The Key Peninsula Community Council (KPC) officially opened the doors of its new Key Center office in early March. Representatives from Safe Streets and the Tacoma-Pierce County Health Department will share the office.
The office is located in the KC Corral, in the suite that previously housed The Mustard Seed Project. The new office will serve as a fixed location for the KPC, from which it can organize projects, respond directly to community concerns and complaints, and provide information about programs and services.
The KPC previously had an office in Key Center that it shared with Safe Streets, but that was closed down over a decade ago due to budget constraints. “With the School Bus Connects Grants, with the Community Partnership grants and with the success of the Farm Tour, we’ve just begun to develop strongly and make it possible for us to grow back into what we always wanted, which was really to be a part of the community on a full-time basis,” said Danna Webster, a council representative.
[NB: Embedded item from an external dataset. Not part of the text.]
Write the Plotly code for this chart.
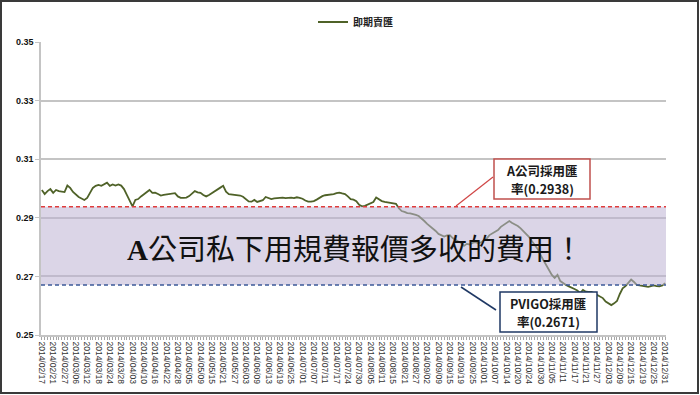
import plotly.graph_objects as go
import pandas as pd

# ---------------- data ----------------
holidays = ["2014-02-28", "2014-04-04", "2014-05-01", "2014-06-02",
            "2014-07-23", "2014-09-08", "2014-10-10"]
dates = [d.strftime("%Y/%m/%d") for d in pd.bdate_range("2014-02-17", "2014-12-31")
         if d.strftime("%Y-%m-%d") not in holidays]

spot_sell = [
    0.2995, 0.2981, 0.2991, 0.2998, 0.2985, 0.2995, 0.2991, 0.2990, 0.2988, 0.3010,
    0.3002, 0.2988, 0.2978, 0.2971, 0.2966, 0.2961, 0.2968, 0.2985, 0.3002, 0.3009,
    0.3012, 0.3009, 0.3014, 0.3020, 0.3009, 0.3014, 0.3010, 0.3014, 0.3010, 0.2998,
    0.2978, 0.2957, 0.2939, 0.2961, 0.2964, 0.2973, 0.2980, 0.2988, 0.2995, 0.2985,
    0.2986, 0.2981, 0.2976, 0.2978, 0.2980, 0.2981, 0.2982, 0.2984, 0.2973, 0.2968,
    0.2968, 0.2969, 0.2974, 0.2983, 0.2991, 0.2987, 0.2985, 0.2978, 0.2973, 0.2978,
    0.2985, 0.2991, 0.2997, 0.3003, 0.3009, 0.2989, 0.2981, 0.2980, 0.2978, 0.2978,
    0.2976, 0.2972, 0.2963, 0.2956, 0.2955, 0.2961, 0.2954, 0.2956, 0.2960, 0.2971,
    0.2968, 0.2964, 0.2966, 0.2967, 0.2968, 0.2969, 0.2967, 0.2968, 0.2969, 0.2967,
    0.2970, 0.2968, 0.2965, 0.2959, 0.2955, 0.2955, 0.2957, 0.2962, 0.2969, 0.2974,
    0.2977, 0.2978, 0.2980, 0.2981, 0.2984, 0.2986, 0.2983, 0.2981, 0.2973, 0.2964,
    0.2962, 0.2957, 0.2944, 0.2939, 0.2941, 0.2946, 0.2949, 0.2954, 0.2969, 0.2963,
    0.2957, 0.2954, 0.2952, 0.2951, 0.2950, 0.2948, 0.2933, 0.2923, 0.2920, 0.2916,
    0.2915, 0.2913, 0.2910, 0.2906, 0.2899, 0.2889, 0.2879, 0.2872, 0.2864, 0.2855,
    0.2845, 0.2840, 0.2836, 0.2840, 0.2841, 0.2831, 0.2824, 0.2819, 0.2814, 0.2804,
    0.2811, 0.2809, 0.2814, 0.2817, 0.2814, 0.2816, 0.2823, 0.2829, 0.2841, 0.2847,
    0.2850, 0.2858, 0.2869, 0.2875, 0.2880, 0.2889, 0.2882, 0.2877, 0.2872, 0.2864,
    0.2855, 0.2845, 0.2834, 0.2820, 0.2807, 0.2794, 0.2773, 0.2756, 0.2739, 0.2718,
    0.2705, 0.2695, 0.2705, 0.2684, 0.2676, 0.2671, 0.2666, 0.2660, 0.2657, 0.2652,
    0.2643, 0.2654, 0.2648, 0.2647, 0.2647, 0.2642, 0.2637, 0.2631, 0.2626, 0.2614,
    0.2608, 0.2602, 0.2608, 0.2616, 0.2640, 0.2659, 0.2667, 0.2677, 0.2689, 0.2681,
    0.2671, 0.2669, 0.2667, 0.2666, 0.2664, 0.2667, 0.2669, 0.2667, 0.2666, 0.2669, 0.2677,
]

rate_a = 0.2938
rate_pvigo = 0.2671
series_name = "即期賣匯"
headline = "A公司私下用規費報價多收的費用！"
label_a_lines = ["A公司採用匯", "率(0.2938)"]
label_pvigo_lines = ["PVIGO採用匯", "率(0.2671)"]
y_ticks = [0.25, 0.27, 0.29, 0.31, 0.33, 0.35]
tick_every = 4

# ---------------- layout helpers (pixel -> paper) ----------------
W, H = 700, 395
L, R, T, B = 41, 666, 42, 335
PW, PH = R - L, B - T


def px(x):
    return (x - L) / PW


def py(y):
    return (B - y) / PH


CJK = "Noto Sans CJK TC"
GRID = "#c4c4c4"

fig = go.Figure()
fig.add_trace(go.Scatter(
    x=dates, y=spot_sell, mode="lines", name="<b>" + series_name + "</b>",
    line=dict(color="#4f6228", width=1.8), showlegend=True, hoverinfo="skip",
))

shapes = [
    # shaded band between the two rates
    dict(type="rect", xref="paper", yref="y", x0=0, x1=1, y0=rate_pvigo, y1=rate_a,
         fillcolor="rgba(190,178,212,0.55)", line=dict(width=0), layer="above"),
    dict(type="line", xref="paper", yref="y", x0=0, x1=1, y0=rate_a, y1=rate_a,
         line=dict(color="#e03c3c", width=1.5, dash="4px,3px"), layer="above"),
    dict(type="line", xref="paper", yref="y", x0=0, x1=1, y0=rate_pvigo, y1=rate_pvigo,
         line=dict(color="#3d5a99", width=1.5, dash="4px,3px"), layer="above"),
    # callout leaders
    dict(type="line", xref="paper", yref="paper", x0=px(493), y0=py(177), x1=px(456), y1=py(206),
         line=dict(color="#d04545", width=1.2), layer="above"),
    dict(type="line", xref="paper", yref="paper", x0=px(496), y0=py(310), x1=px(461), y1=py(287),
         line=dict(color="#1f3864", width=1.5), layer="above"),
    # callout boxes
    dict(type="rect", xref="paper", yref="paper", x0=px(494), x1=px(590), y0=py(199), y1=py(159),
         fillcolor="white", line=dict(color="#c0504d", width=1.5), layer="above"),
    dict(type="rect", xref="paper", yref="paper", x0=px(500), x1=px(597), y0=py(332), y1=py(292),
         fillcolor="white", line=dict(color="#1f3864", width=1.5), layer="above"),
    # outer frame
    dict(type="rect", xref="paper", yref="paper", x0=px(1), x1=px(698), y0=py(393), y1=py(1),
         fillcolor="rgba(0,0,0,0)", line=dict(color="#3a3a3a", width=2), layer="above"),
]

annotations = [
    dict(xref="paper", yref="y", x=px(355), y=0.2800, showarrow=False,
         xanchor="center", yanchor="middle",
         text="<span style=\"font-family:'Liberation Serif'\"><b>A</b></span>" + headline[1:],
         font=dict(family=CJK, size=29, color="#111111")),
]
for (cx, cys, lines) in [(542, (170.5, 188.5), label_a_lines), (548, (303, 321), label_pvigo_lines)]:
    for cy, txt in zip(cys, lines):
        annotations.append(dict(
            xref="paper", yref="paper", x=px(cx), y=py(cy), showarrow=False,
            xanchor="center", yanchor="middle", text="<b>" + txt + "</b>",
            font=dict(family=CJK, size=12.5, color="#1a1a1a")))

ticktext = [d if i % tick_every == 0 else "" for i, d in enumerate(dates)]

fig.update_layout(
    width=W, height=H,
    margin=dict(l=L, r=W - R, t=T, b=H - B, autoexpand=False),
    paper_bgcolor="white", plot_bgcolor="white",
    shapes=shapes, annotations=annotations,
    showlegend=True, hovermode=False,
    legend=dict(orientation="h", x=px(313), xanchor="left", y=py(22), yanchor="middle",
                font=dict(family=CJK, size=10, color="#222222"),
                bgcolor="rgba(0,0,0,0)", itemwidth=30),
    xaxis=dict(type="category", range=[-0.3, len(dates) - 1 + 0.3],
               tickmode="array", tickvals=dates, ticktext=ticktext,
               tickangle=90, tickfont=dict(family="Liberation Sans", size=8.5, color="#333333"),
               ticks="outside", ticklen=3, tickcolor="#a6a6a6", tickwidth=1,
               showgrid=False, showline=True, linecolor=GRID, linewidth=1.5,
               automargin=False, zeroline=False),
    yaxis=dict(range=[0.25, 0.35], tickmode="array", tickvals=y_ticks,
               ticktext=[f"{v:.2f}" for v in y_ticks],
               tickfont=dict(family="Liberation Sans", size=9, color="#111111", weight="bold"),
               ticks="outside", ticklen=4, tickcolor=GRID,
               showgrid=True, gridcolor=GRID, gridwidth=1.5,
               showline=True, linecolor=GRID, linewidth=1.5,
               automargin=False, zeroline=False),
)

fig.write_html("out.html", config={"displayModeBar": False},
               post_script="document.body.style.margin='0';document.body.style.padding='0';")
The KPC is a nonprofit organization “whose purpose is to address, respond to and meet the needs of the community residents,” according to its website. Some of the projects include the KP Farm Tour, the School Bus Connects public transportation program and the KP Advisory Commission, a board that communicates with the county on land-use issues.
The health department plans to use the new office as a satellite location to offer local, easier-to-access resources on water quality and permitting. Frank DiBiase, director of Environmental Health for the department and a Key Peninsula resident, said that distance has been a major obstacle to KP residents in the past.
“Having an office (on the KP) is just to make it simpler and more convenient for folks who may have questions,” DiBiase said. “We’d like to make it so people won’t necessarily have to drive all the way into Tacoma to get questions answered or get application materials.”
DiBiase also noted the importance of water quality, especially as related to waste treatment and septic systems. “Taking care of septic systems and making sure they’re functioning properly is key to protecting water quality,” he said. New programs allow the department to offer financial incentives to those who wish to upgrade, repair or secure their septic system. The new health department office will also accept drinking water samples from well systems and send them to a laboratory for testing.
The Safe Streets nonprofit organization will also have a presence in the new office. “We want all neighborhoods to be clean, prosperous, and we want a high quality of life for our residents,” said Gerod Byrd, the Safe Streets community mobilization specialist assigned to the KP.
Safe Streets focuses on organizing communities into crime-prevention groups and forming partnerships with emergency services and businesses. Safe Streets’ presence on the Peninsula will include training sessions for neighborhood patrols, as well as crime prevention through environmental design (CPED) assessments. CPED is an approach that focuses on providing less attractive targets to criminals through property features like lighting and visibility.
Byrd emphasized the value of organization and awareness and the eventual goal of safe and secure neighborhoods. “For that to happen, it takes a community; it’s not something that the government can do; it’s not something that one individual can do; it takes everybody contributing something,” he said.
The new office is located in Suite D of the KC Corral and will be open Monday through Friday, from 10 a.m. to 2 p.m.. The health department will have staff present on Tuesdays and Thursdays; Safe Streets hours are still being determined.